MATERIALS PROVIDED |
• • • •

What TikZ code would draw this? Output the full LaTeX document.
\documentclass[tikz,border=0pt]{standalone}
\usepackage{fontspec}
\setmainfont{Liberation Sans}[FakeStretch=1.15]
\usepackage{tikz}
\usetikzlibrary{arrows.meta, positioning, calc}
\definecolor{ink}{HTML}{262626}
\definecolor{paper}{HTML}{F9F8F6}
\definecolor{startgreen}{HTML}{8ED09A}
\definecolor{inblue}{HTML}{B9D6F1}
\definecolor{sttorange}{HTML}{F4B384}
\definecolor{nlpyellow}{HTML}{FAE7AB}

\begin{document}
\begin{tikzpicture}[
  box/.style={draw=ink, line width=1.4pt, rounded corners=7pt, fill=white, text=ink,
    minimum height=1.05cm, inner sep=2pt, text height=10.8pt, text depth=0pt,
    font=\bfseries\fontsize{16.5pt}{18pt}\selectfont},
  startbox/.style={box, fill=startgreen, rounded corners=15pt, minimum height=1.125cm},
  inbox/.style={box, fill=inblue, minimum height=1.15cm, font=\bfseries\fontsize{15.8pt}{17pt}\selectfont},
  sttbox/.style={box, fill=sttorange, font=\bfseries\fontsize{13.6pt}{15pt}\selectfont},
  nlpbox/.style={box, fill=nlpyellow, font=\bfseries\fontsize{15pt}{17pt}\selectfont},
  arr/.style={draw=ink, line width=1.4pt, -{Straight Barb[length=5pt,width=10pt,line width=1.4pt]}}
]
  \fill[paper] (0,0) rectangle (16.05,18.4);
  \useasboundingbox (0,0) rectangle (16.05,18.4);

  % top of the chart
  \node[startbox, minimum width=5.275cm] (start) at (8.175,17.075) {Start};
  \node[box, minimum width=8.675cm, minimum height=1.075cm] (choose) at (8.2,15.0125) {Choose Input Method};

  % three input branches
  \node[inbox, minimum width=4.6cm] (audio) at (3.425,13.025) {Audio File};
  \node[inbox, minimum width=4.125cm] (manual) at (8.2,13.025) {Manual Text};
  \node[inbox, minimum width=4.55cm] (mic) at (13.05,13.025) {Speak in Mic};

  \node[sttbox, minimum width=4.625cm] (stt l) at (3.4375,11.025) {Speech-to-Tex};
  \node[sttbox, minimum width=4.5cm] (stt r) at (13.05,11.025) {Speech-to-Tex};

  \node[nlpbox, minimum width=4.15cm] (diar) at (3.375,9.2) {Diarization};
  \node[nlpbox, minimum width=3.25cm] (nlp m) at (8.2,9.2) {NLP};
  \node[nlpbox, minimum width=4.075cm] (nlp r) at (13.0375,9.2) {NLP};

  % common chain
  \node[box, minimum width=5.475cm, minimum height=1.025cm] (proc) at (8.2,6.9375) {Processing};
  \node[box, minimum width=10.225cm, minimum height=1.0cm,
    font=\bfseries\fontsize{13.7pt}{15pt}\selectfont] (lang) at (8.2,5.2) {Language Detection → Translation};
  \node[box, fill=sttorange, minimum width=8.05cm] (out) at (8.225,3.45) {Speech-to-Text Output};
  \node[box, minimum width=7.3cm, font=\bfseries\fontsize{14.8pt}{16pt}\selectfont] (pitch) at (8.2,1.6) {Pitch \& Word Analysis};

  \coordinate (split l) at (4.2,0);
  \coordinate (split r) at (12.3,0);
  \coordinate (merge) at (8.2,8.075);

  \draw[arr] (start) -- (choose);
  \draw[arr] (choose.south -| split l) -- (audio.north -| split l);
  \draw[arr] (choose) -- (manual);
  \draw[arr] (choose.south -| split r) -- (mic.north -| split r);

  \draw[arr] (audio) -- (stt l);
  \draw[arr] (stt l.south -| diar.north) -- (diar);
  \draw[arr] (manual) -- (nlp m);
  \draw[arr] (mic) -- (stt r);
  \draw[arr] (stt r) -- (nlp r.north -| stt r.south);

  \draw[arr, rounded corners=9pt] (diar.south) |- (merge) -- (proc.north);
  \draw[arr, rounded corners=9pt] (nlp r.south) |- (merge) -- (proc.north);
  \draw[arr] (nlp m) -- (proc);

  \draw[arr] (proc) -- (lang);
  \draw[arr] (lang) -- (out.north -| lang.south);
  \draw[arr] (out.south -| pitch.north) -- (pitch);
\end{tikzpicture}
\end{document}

• • • •

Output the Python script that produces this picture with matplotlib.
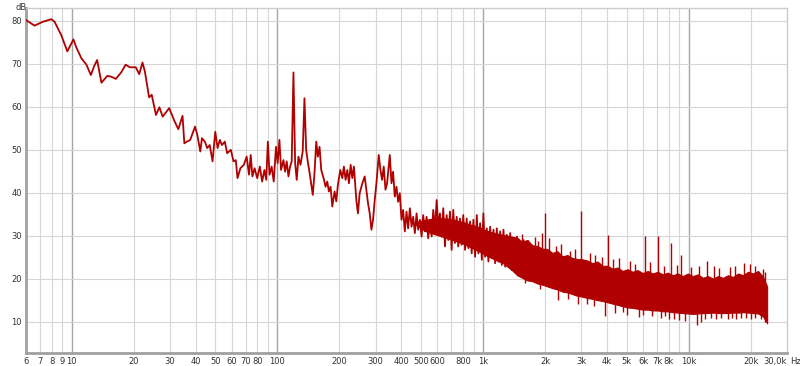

• • • •

WRITTEN REQUEST |
Report back each line of the entries that holds the string "this".

SOLUTION |
What TikZ code would draw this? Output the full LaTeX document.
Output the Python script that produces this picture with matplotlib.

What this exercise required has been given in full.